When businesses in California initially get involved in litigation, many decision-makers likely think “this case is absolutely going to trial.” The differences between the parties in the case, at least at the outset, may make it seem like a trial on the issues is all but inevitable. However, many cases are resolved well short of trial. Alternative dispute resolution techniques are becoming ever more popular, even in the toughest of cases.
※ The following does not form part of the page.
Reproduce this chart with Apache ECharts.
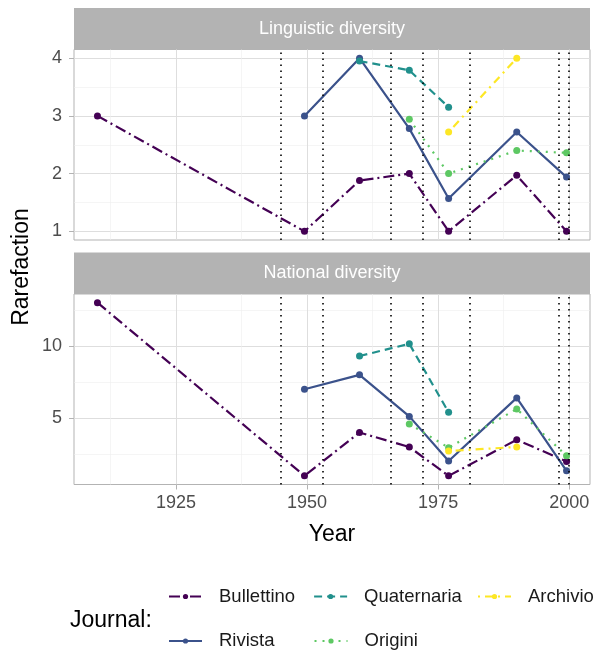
<!DOCTYPE html>
<html>
<head>
<meta charset="utf-8">
<title>Rarefaction by journal</title>
<script src="https://cdn.jsdelivr.net/npm/echarts@6/dist/echarts.min.js"></script>
<style>
    html, body { margin: 0; padding: 0; background: #fff; }
    #chart { width: 596px; height: 654px; }
</style>
</head>
<body>
<div id="chart"></div>
<script>
// period midpoints (x) and period boundaries (dotted lines)
const years = [1910, 1949.5, 1960, 1969.5, 1977, 1990, 1999.5];
const periodBreaks = [1945, 1953, 1966, 1972, 1981, 1998, 2000];

const journals = ['Bullettino', 'Rivista', 'Quaternaria', 'Origini', 'Archivio'];

// Linguistic diversity
const lingBullettino = [3.0, 1.0, 1.88, 2.0, 1.0, 1.97, 1.0];
const lingRivista = [null, 3.0, 4.0, 2.78, 1.57, 2.72, 1.94];
const lingQuaternaria = [null, null, 3.95, 3.79, 3.15, null, null];
const lingOrigini = [null, null, null, 2.94, 2.0, 2.40, 2.36];
const lingArchivio = [null, null, null, null, 2.72, 4.0, null];

// National diversity
const natBullettino = [13, 1, 4, 3, 1, 3.5, 2];
const natRivista = [null, 7, 8, 5.12, 2.03, 6.4, 1.35];
const natQuaternaria = [null, null, 9.3, 10.15, 5.4, null, null];
const natOrigini = [null, null, null, 4.6, 2.95, 5.63, 2.39];
const natArchivio = [null, null, null, null, 2.72, 3.0, null];

const xTicks = [1925, 1950, 1975, 2000];
const xMinor = [1912.5, 1937.5, 1962.5, 1987.5];
const lingTicks = [1, 2, 3, 4];
const lingMinor = [1.5, 2.5, 3.5];
const natTicks = [5, 10];
const natMinor = [2.5, 7.5, 12.5];

const panels = [
    {title: 'Linguistic diversity', values: [lingBullettino, lingRivista, lingQuaternaria, lingOrigini, lingArchivio], ticks: lingTicks, minor: lingMinor},
    {title: 'National diversity', values: [natBullettino, natRivista, natQuaternaria, natOrigini, natArchivio], ticks: natTicks, minor: natMinor}
];

const colors = ['#440154', '#3B528B', '#21908C', '#5DC863', '#FDE725'];
const dashes = [[11, 4, 2, 4], 'solid', [8, 5], [2, 6], [2, 5, 8, 5]];
const FONT = '"Liberation Sans", Arial, sans-serif';

// ggplot-like 5% expansion
function expand(arr) {
    const lo = Math.min(...arr), hi = Math.max(...arr);
    const pad = (hi - lo) * 0.05;
    return [lo - pad, hi + pad];
}

const xRange = expand(years);

const grids = [
    {left: 74, right: 6, top: 49.5, height: 190.5},
    {left: 74, right: 6, top: 294, height: 190.5}
];

const xAxes = [], yAxes = [], series = [];

panels.forEach((p, i) => {
    const all = [].concat(...p.values).filter(v => v != null);
    const yRange = expand(all);
    const isBottom = i === panels.length - 1;

    xAxes.push({
        gridIndex: i, type: 'value', min: xRange[0], max: xRange[1],
        axisLine: {show: false},
        axisTick: {show: isBottom, customValues: xTicks, length: 5, lineStyle: {color: '#b3b3b3'}},
        axisLabel: {
            show: isBottom, customValues: xTicks, fontSize: 18, color: '#4d4d4d', margin: 10, fontFamily: FONT,
            formatter: v => String(v)
        },
        splitLine: {show: true, lineStyle: {color: '#dedede', width: 1}}
    });
    xAxes.push({
        gridIndex: i, type: 'value', min: xRange[0], max: xRange[1], position: 'top',
        axisLine: {show: false},
        axisTick: {show: false, customValues: xMinor},
        axisLabel: {show: false},
        splitLine: {show: true, lineStyle: {color: '#efefef', width: 0.6}}
    });
    yAxes.push({
        gridIndex: i, type: 'value', min: yRange[0], max: yRange[1],
        axisLine: {show: false},
        axisTick: {show: true, customValues: p.ticks, length: 5, lineStyle: {color: '#b3b3b3'}},
        axisLabel: {customValues: p.ticks, fontSize: 18, color: '#4d4d4d', margin: 12, fontFamily: FONT},
        splitLine: {show: true, lineStyle: {color: '#dedede', width: 1}}
    });
    yAxes.push({
        gridIndex: i, type: 'value', min: yRange[0], max: yRange[1], position: 'right',
        axisLine: {show: false},
        axisTick: {show: false, customValues: p.minor},
        axisLabel: {show: false},
        splitLine: {show: true, lineStyle: {color: '#efefef', width: 0.6}}
    });

    journals.forEach((name, j) => {
        const pts = [];
        p.values[j].forEach((v, k) => {
            if (v != null) pts.push([years[k], v]);
        });
        const s = {
            name: name,
            type: 'line',
            xAxisIndex: i * 2,
            yAxisIndex: i * 2,
            data: pts,
            symbol: 'circle',
            symbolSize: 7,
            showSymbol: true,
            itemStyle: {color: colors[j]},
            lineStyle: {color: colors[j], width: 2.2, type: dashes[j]},
            emphasis: {disabled: true},
            z: 3
        };
        if (j === 0) {
            s.markLine = {
                silent: true,
                symbol: 'none',
                label: {show: false},
                lineStyle: {color: '#000', width: 1.6, type: [1.6, 4.4]},
                data: periodBreaks.map(v => ({xAxis: v}))
            };
        }
        series.push(s);
    });
});

const graphics = [];
panels.forEach((p, i) => {
    const g = grids[i];
    graphics.push({
        type: 'rect',
        shape: {x: g.left, y: g.top - 41.5, width: 596 - g.left - g.right, height: 41.5},
        style: {fill: '#b3b3b3'}
    });
    graphics.push({
        type: 'text',
        x: g.left + (596 - g.left - g.right) / 2,
        y: g.top - 20.5,
        style: {text: p.title, fill: '#fff', font: '18px ' + FONT, align: 'center', verticalAlign: 'middle'}
    });
});
graphics.push({
    type: 'text', x: 332, y: 535,
    style: {text: 'Year', fill: '#000', font: '23px ' + FONT, align: 'center', verticalAlign: 'middle'}
});
graphics.push({
    type: 'text', x: 22, y: 267, rotation: Math.PI / 2,
    style: {text: 'Rarefaction', fill: '#000', font: '23px ' + FONT, align: 'center', verticalAlign: 'middle'}
});
graphics.push({
    type: 'text', x: 70, y: 621,
    style: {text: 'Journal:', fill: '#000', font: '23px ' + FONT, align: 'left', verticalAlign: 'middle'}
});

const legendBase = {
    orient: 'horizontal',
    left: 168,
    width: 700,
    padding: 0,
    itemWidth: 33,
    itemHeight: 6.5,
    selectedMode: false,
    textStyle: {fontSize: 18.5, color: '#1a1a1a', fontFamily: FONT, padding: [0, 0, 0, 12]}
};

const myChart = echarts.init(document.getElementById('chart'));
const option = {
    animation: false,
    textStyle: {fontFamily: FONT},
    grid: grids.map(g => Object.assign({show: true, borderColor: '#b3b3b3', borderWidth: 1, backgroundColor: 'transparent'}, g)),
    xAxis: xAxes,
    yAxis: yAxes,
    legend: [
        Object.assign({}, legendBase, {top: 587, itemGap: 18, data: ['Bullettino', 'Quaternaria']}),
        Object.assign({}, legendBase, {top: 587, left: 477, data: ['Archivio']}),
        Object.assign({}, legendBase, {top: 631.5, itemGap: 39, data: ['Rivista', 'Origini']})
    ],
    graphic: graphics,
    series: series
};
option && myChart.setOption(option);
</script>
</body>
</html>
So, will alternative dispute resolution end your case before trial? For many business litigation disputes, alternative dispute resolution – commonly referred to as “ADR” – is indeed a compelling option. Direct negotiations between the parties, mediation and even arbitration all have benefits to weigh that just might make ADR more attractive than a trial as a potential option to resolve a lawsuit.
Is ADR right for you?
To determine whether or not ADR techniques might be an option in your case, you have to weigh the “pros and cons.” For starters, ADR can oftentimes save all parties involved time and money – that is, indeed, attractive to most businesses. But, participating in ADR oftentimes means that the parties have to be at least somewhat willing to compromise. That might not be an option if one side or the other doesn’t have the right mindset during ADR.
In the end, assessing whether or not ADR might be an option comes down to the facts of the case, the attitudes of the parties involved and, in many cases, just what exactly the goals of the lawsuit are to begin with. But, in many cases, ADR can indeed be beneficial.